## Goal
Restate the data below word for word. Skip any images it contains.

## Data shown
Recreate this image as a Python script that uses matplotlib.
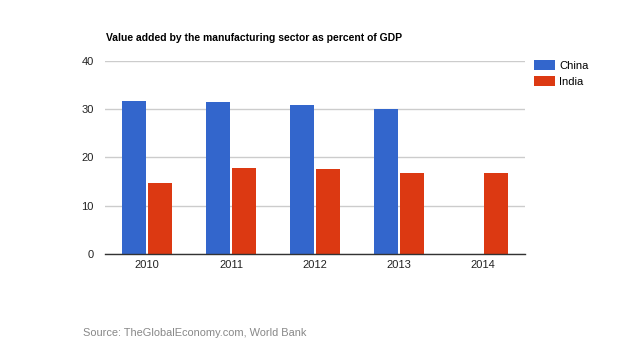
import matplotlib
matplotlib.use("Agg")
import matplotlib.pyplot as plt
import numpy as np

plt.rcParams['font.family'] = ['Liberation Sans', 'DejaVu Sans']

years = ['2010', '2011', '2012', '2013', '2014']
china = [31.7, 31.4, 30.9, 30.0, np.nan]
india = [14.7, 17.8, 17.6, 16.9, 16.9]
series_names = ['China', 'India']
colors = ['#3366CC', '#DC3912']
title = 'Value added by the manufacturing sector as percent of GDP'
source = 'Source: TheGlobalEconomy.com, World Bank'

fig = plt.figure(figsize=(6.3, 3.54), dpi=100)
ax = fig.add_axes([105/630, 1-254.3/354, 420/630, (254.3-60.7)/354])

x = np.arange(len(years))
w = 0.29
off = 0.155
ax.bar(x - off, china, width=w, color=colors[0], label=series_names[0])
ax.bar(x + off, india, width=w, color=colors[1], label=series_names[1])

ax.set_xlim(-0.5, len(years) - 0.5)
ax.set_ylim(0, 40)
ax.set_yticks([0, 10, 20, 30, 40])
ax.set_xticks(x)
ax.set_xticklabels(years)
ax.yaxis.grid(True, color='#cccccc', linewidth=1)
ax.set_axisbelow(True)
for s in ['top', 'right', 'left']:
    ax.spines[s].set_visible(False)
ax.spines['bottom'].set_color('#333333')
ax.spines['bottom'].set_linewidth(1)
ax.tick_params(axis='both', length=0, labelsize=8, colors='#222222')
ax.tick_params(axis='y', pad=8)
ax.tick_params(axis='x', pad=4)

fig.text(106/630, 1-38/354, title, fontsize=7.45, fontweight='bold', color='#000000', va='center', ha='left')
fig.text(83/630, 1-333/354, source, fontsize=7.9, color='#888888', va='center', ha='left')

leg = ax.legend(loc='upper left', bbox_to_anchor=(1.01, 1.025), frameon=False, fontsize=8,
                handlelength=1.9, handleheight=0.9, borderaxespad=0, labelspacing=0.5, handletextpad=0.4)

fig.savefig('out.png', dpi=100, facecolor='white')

## Full answer
Recreate this image as a Python script that uses matplotlib.
import matplotlib
matplotlib.use("Agg")
import matplotlib.pyplot as plt
import numpy as np

plt.rcParams['font.family'] = ['Liberation Sans', 'DejaVu Sans']

years = ['2010', '2011', '2012', '2013', '2014']
china = [31.7, 31.4, 30.9, 30.0, np.nan]
india = [14.7, 17.8, 17.6, 16.9, 16.9]
series_names = ['China', 'India']
colors = ['#3366CC', '#DC3912']
title = 'Value added by the manufacturing sector as percent of GDP'
source = 'Source: TheGlobalEconomy.com, World Bank'

fig = plt.figure(figsize=(6.3, 3.54), dpi=100)
ax = fig.add_axes([105/630, 1-254.3/354, 420/630, (254.3-60.7)/354])

x = np.arange(len(years))
w = 0.29
off = 0.155
ax.bar(x - off, china, width=w, color=colors[0], label=series_names[0])
ax.bar(x + off, india, width=w, color=colors[1], label=series_names[1])

ax.set_xlim(-0.5, len(years) - 0.5)
ax.set_ylim(0, 40)
ax.set_yticks([0, 10, 20, 30, 40])
ax.set_xticks(x)
ax.set_xticklabels(years)
ax.yaxis.grid(True, color='#cccccc', linewidth=1)
ax.set_axisbelow(True)
for s in ['top', 'right', 'left']:
    ax.spines[s].set_visible(False)
ax.spines['bottom'].set_color('#333333')
ax.spines['bottom'].set_linewidth(1)
ax.tick_params(axis='both', length=0, labelsize=8, colors='#222222')
ax.tick_params(axis='y', pad=8)
ax.tick_params(axis='x', pad=4)

fig.text(106/630, 1-38/354, title, fontsize=7.45, fontweight='bold', color='#000000', va='center', ha='left')
fig.text(83/630, 1-333/354, source, fontsize=7.9, color='#888888', va='center', ha='left')

leg = ax.legend(loc='upper left', bbox_to_anchor=(1.01, 1.025), frameon=False, fontsize=8,
                handlelength=1.9, handleheight=0.9, borderaxespad=0, labelspacing=0.5, handletextpad=0.4)

fig.savefig('out.png', dpi=100, facecolor='white')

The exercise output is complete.